Written By: Alejandra Zamora

Happy Black History Month! Historically recognized in February, this month celebrates Black history and heritage of both the past and the present, including educating people on the often forgotten, veiled experiences and figures who shaped various industries. At Common Threads, we recognize and value the cultural roots in which much of our food is rooted in, with many of our recipes stemming from Caribbean, African and Southern cuisines. Iconic names like Sunny Anderson, Marcus Samuelsson and Edna Lewis may come to mind when thinking about prominent Black chefs in the industry, but what about the unfamiliar figures who paved the way for Black inclusion in the food world? In this blog post, we’re spotlighting three trailblazers you may not have heard of who’ve made profound impacts on the culinary world. 

James Hemings (1765-1801)

Crème brûlée, meringues, ice cream and French fries may have James Hemings to thank for their popularity in America.

Born into a well-known enslaved family, Hemings himself was an enslaved person for most of his life: At the age of 8, he became the property of Thomas Jefferson through his wife’s inheritance, despite being the former president’s half-brother. Prior to Jefferson’s presidency, however, Hemings accompanied the then-commerce minister to France overseas to Le Havre so he could train in the art of French cuisine, making him the first American to do so. Hemings quickly moved up the culinary ranks while in France, from completing training at the famous Chateau Chantilly— today’s equivalent of a Michelin five-star restaurant — to becoming the chef de cuisine at the Hôtel de Langeac, Jefferson’s private residence and the first American diplomatic embassy. Throughout his culinary career, Hemings cooked for international royalty and famous names in American history, including having prepared the famous reconciliation dinner between Jefferson and Alexander Hamilton. 

French-fusion cooking and many of the recipes it inspired would be nowhere without the remarkable innovations and progress made by this master chef. 

Make one of Hemings most famous dishes, “snow eggs,” by clicking this link

 

Abby Fisher (1831-19??)

Pickles and preserves put famed culinary innovator Abby Fisher on the map after she took home two medals for them at the 15th Annual San Francisco Mechanics’ Institute Fair. 

Moving all around the South before eventually settling in San Francisco in 1877, Fisher, a former enslaved person, and her husband started a pickle and preserves manufacturing business under the name “Mrs. Abby Fisher & Co.” Cooking for her family and in her business endeavors not only led her to earning more awards for her sensational soul food recipes, but it also led her to publish “What Mrs. Fisher Knows About Old Southern Cooking,” one of the first cookbooks written by a Black woman. 

Full of traditional Southern recipes like gumbo, cornbread and fried chicken, Fisher’s cookbook paved the way for the Southern food chefs that followed her, with it being the original source for many innovative culinary techniques still used in the cuisine decades later. It remains a relic revered by countless historians and other pioneers of the industry, all of whom quickly realized that Mrs.
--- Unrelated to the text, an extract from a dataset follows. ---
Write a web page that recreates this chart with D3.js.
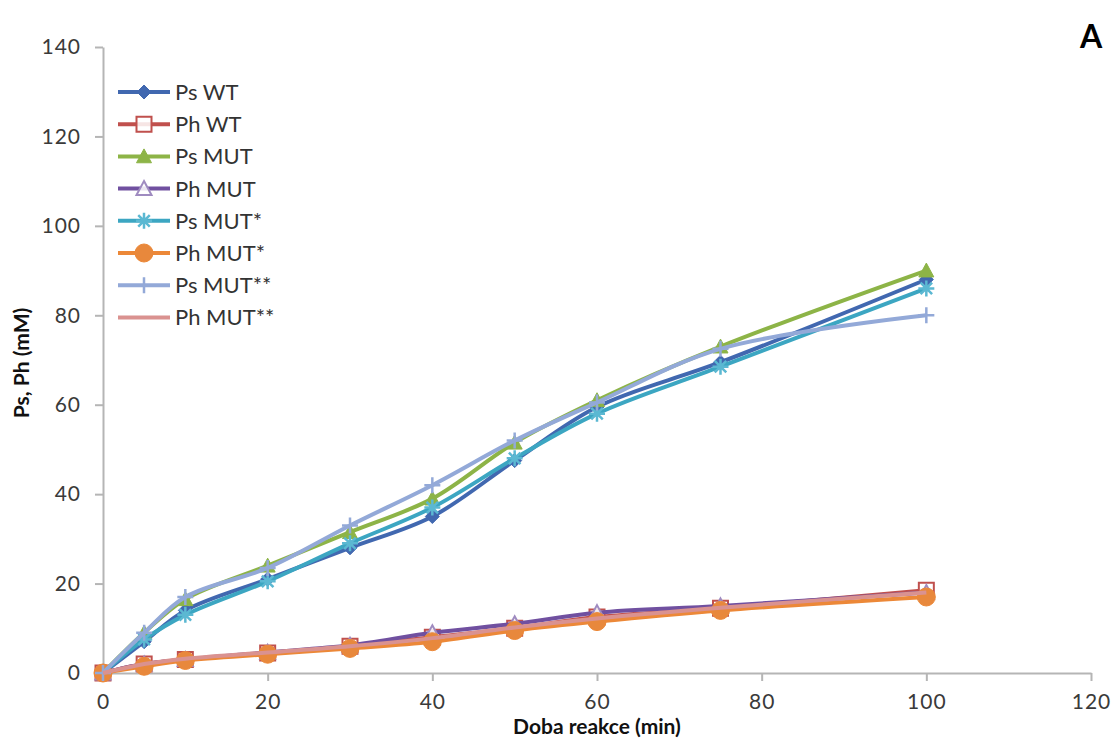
<!DOCTYPE html>
<html>
<head>
<meta charset="utf-8">
<script src="https://cdn.jsdelivr.net/npm/d3@7"></script>
<style>
  html, body { margin: 0; padding: 0; background: #fff; }
  svg { display: block; }
  text { font-family: Lato, "DejaVu Sans", sans-serif; }
</style>
</head>
<body>
<svg id="chart" width="1114" height="740"></svg>
<script>
// Reaction time points (min)
const times = [0, 5, 10, 20, 30, 40, 50, 60, 75, 100];

// Product concentrations (mM)
const psWT    = [0, 7.0, 14.0, 21.0, 28.0, 35.0, 47.5, 59.5, 69.5, 88.0];
const phWT    = [0, 2.0, 3.0, 4.5, 6.0, 8.0, 10.0, 12.5, 14.5, 18.5];
const psMUT   = [0, 9.0, 16.5, 24.0, 31.5, 39.0, 51.5, 61.0, 73.0, 90.0];
const phMUT   = [0, 2.0, 3.0, 4.6, 6.2, 9.0, 11.0, 13.5, 15.0, 18.0];
const psMUT1  = [0, 7.5, 13.0, 20.5, 29.0, 37.0, 48.0, 58.0, 68.5, 86.0];
const phMUT1  = [0, 1.5, 2.8, 4.2, 5.5, 7.0, 9.5, 11.5, 14.0, 17.0];
const psMUT2  = [0, 9.0, 17.0, 23.5, 33.0, 42.0, 52.0, 60.5, 72.5, 80.0];
const phMUT2  = [0, 2.0, 3.2, 4.6, 6.0, 7.8, 10.2, 12.2, 14.6, 18.0];

const seriesNames = ["Ps WT", "Ph WT", "Ps MUT", "Ph MUT", "Ps MUT*", "Ph MUT*", "Ps MUT**", "Ph MUT**"];
const seriesValues = [psWT, phWT, psMUT, phMUT, psMUT1, phMUT1, psMUT2, phMUT2];

const xTicks = [0, 20, 40, 60, 80, 100, 120];
const yTicks = [0, 20, 40, 60, 80, 100, 120, 140];

// Visual style per series
const styles = [
  { color: "#4168B0", marker: "diamond",  fill: "#4168B0" },
  { color: "#C0504D", marker: "square",   fill: "#fff" },
  { color: "#8DB447", marker: "triangle", fill: "#8DB447" },
  { color: "#7050A0", marker: "triangle", fill: "#fff", markerStroke: "#9F8BC0" },
  { color: "#3CA6C2", marker: "asterisk", fill: "none", markerStroke: "#5BB8D2" },
  { color: "#EC8838", marker: "circle",   fill: "#E8883C" },
  { color: "#93A9D8", marker: "plus",     fill: "none" },
  { color: "#DA9290", marker: "none",     fill: "none" }
];

const svg = d3.select("#chart");
const plot = { left: 103, right: 1091, top: 47, bottom: 673 };

const x = d3.scaleLinear().domain([0, 120]).range([plot.left, plot.right]);
const y = d3.scaleLinear().domain([0, 140]).range([plot.bottom, plot.top]);

const axisColor = "#B5B5B5";
const tickTextColor = "#3A3A3A";

// Y axis
const yAxis = svg.append("g")
  .attr("transform", `translate(${plot.left},0)`)
  .call(d3.axisLeft(y).tickValues(yTicks).tickSize(8).tickSizeOuter(0).tickPadding(14));
// X axis
const xAxis = svg.append("g")
  .attr("transform", `translate(0,${plot.bottom})`)
  .call(d3.axisBottom(x).tickValues(xTicks).tickSize(8).tickSizeOuter(0).tickPadding(13));

[yAxis, xAxis].forEach(g => {
  g.select(".domain").attr("stroke", axisColor).attr("stroke-width", 2);
  g.selectAll(".tick line").attr("stroke", axisColor).attr("stroke-width", 2);
  g.selectAll(".tick text")
    .attr("fill", tickTextColor)
    .style("font-size", "21px")
    .style("letter-spacing", "1px");
});

// Marker shapes
function markerPath(type, s) {
  const h = s / 2;
  switch (type) {
    case "diamond":
      return `M0,${-h}L${h},0L0,${h}L${-h},0Z`;
    case "square":
      return `M${-h},${-h}H${h}V${h}H${-h}Z`;
    case "triangle":
      return `M0,${-h}L${h},${h * 0.85}L${-h},${h * 0.85}Z`;
    case "circle":
      return d3.symbol(d3.symbolCircle, Math.PI * h * h)();
    case "asterisk": {
      const a = h * 0.72;
      return `M${-h},0H${h}M${-a},${-a}L${a},${a}M${-a},${a}L${a},${-a}M0,${-h}V${h}`;
    }
    case "plus":
      return `M${-h},0H${h}M0,${-h}V${h}`;
    default:
      return "";
  }
}
const markerSize = { diamond: 14, square: 15, triangle: 15, circle: 18, asterisk: 16, plus: 16, none: 0 };

function drawMarker(g, st, px, py) {
  if (st.marker === "none") return;
  const p = g.append("path")
    .attr("d", markerPath(st.marker, markerSize[st.marker]))
    .attr("transform", `translate(${px},${py})`);
  if (st.marker === "asterisk" || st.marker === "plus") {
    p.attr("fill", "none").attr("stroke", st.markerStroke || st.color).attr("stroke-width", 2.5);
  } else if (st.fill === "#fff") {
    p.attr("fill", "#fff").attr("fill-opacity", 0.85)
      .attr("stroke", st.markerStroke || st.color).attr("stroke-width", 2);
  } else {
    p.attr("fill", st.fill).attr("stroke", st.color).attr("stroke-width", 1);
  }
}

const line = d3.line()
  .x(d => x(d[0]))
  .y(d => y(d[1]))
  .curve(d3.curveCatmullRom.alpha(0.5));

// Series: each line followed by its markers
const seriesG = svg.append("g");
seriesValues.forEach((vals, i) => {
  const st = styles[i];
  const pts = times.map((t, k) => [t, vals[k]]);
  const g = seriesG.append("g");
  g.append("path")
    .datum(pts)
    .attr("d", line)
    .attr("fill", "none")
    .attr("stroke", st.color)
    .attr("stroke-width", 4)
    .attr("stroke-linejoin", "round");
  pts.forEach(p => drawMarker(g, st, x(p[0]), y(p[1])));
});

// Legend
const legend = svg.append("g");
seriesNames.forEach((name, i) => {
  const st = styles[i];
  const ly = 92 + i * 32.2;
  const g = legend.append("g");
  g.append("line")
    .attr("x1", 118).attr("x2", 170)
    .attr("y1", ly).attr("y2", ly)
    .attr("stroke", st.color).attr("stroke-width", 4);
  drawMarker(g, st, 144, ly);
  g.append("text")
    .attr("x", 175).attr("y", ly)
    .attr("dy", "0.36em")
    .attr("fill", "#333")
    .style("font-size", "22px")
    .text(name);
});

// Axis titles
svg.append("text")
  .attr("x", (plot.left + plot.right) / 2)
  .attr("y", 734)
  .attr("text-anchor", "middle")
  .attr("fill", "#111")
  .style("font-size", "21px")
  .style("font-weight", "bold")
  .text("Doba reakce (min)");

svg.append("text")
  .attr("transform", `translate(29,363) rotate(-90)`)
  .attr("text-anchor", "middle")
  .attr("fill", "#111")
  .style("font-size", "21px")
  .style("font-weight", "bold")
  .text("Ps, Ph (mM)");

// Panel letter
svg.append("text")
  .attr("x", 1091).attr("y", 48)
  .attr("text-anchor", "middle")
  .attr("fill", "#000")
  .style("font-size", "32px")
  .style("font-weight", "bold")
  .text("A");
</script>
</body>
</html>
Fisher, in fact, knew everything about old Southern cooking. 

For a link to Fisher’s original cookbook, click here

 

Zephyr Wright (1914-1988)

Over 100 years later, when time and legislation had shifted a considerable amount, Washington, D.C. saw another prominent Black culinary icon rise to fame, but this chef did more than just prepare food. In addition to holding various kitchen utensils, White House cook Zephyr Wright also held the pen that endorsed the historic Civil Rights Act of 1964. 

Born in Texas in 1914, Wright experienced her own fair share of discriminatory acts throughout her life, but it was her activist professor, Melvin Tolson, at Wiley College who inspired her to become involved in the Civil Rights Movement and make a name for herself. Studying home economics in college, she did more for herself than simply obtain an education: Wright was one of the university’s best students, being so highly recognized that she was recommended by the university president to work for then-representative Lyndon B. Johnson’s family as a chef in 1942. 

Many biographical accounts credit her time with the Johnsons as inspiring the former president to later sign the famous Civil Rights Act. Traveling together on their way back to Washington, Wright and the Johnsons found they couldn’t eat, use the restroom or find shelter at the same facilities together because Wright was Black.

The Johnson family quickly grew attached to Wright and her cooking, so much so that she became the official White House chef when Lyndon was elected president in 1963. According to the first lady, Wright was “an expert at spoon bread, homemade ice cream, and monumental Sunday breakfasts of deer sausage, home cured bacon, popovers, grits, scrambled eggs, homemade peach preserves and coffee.”

From her cooking to her famous signing of the Civil Rights Act, Wright left behind an influential legacy and impact on the Black culinary scene and American history as a whole.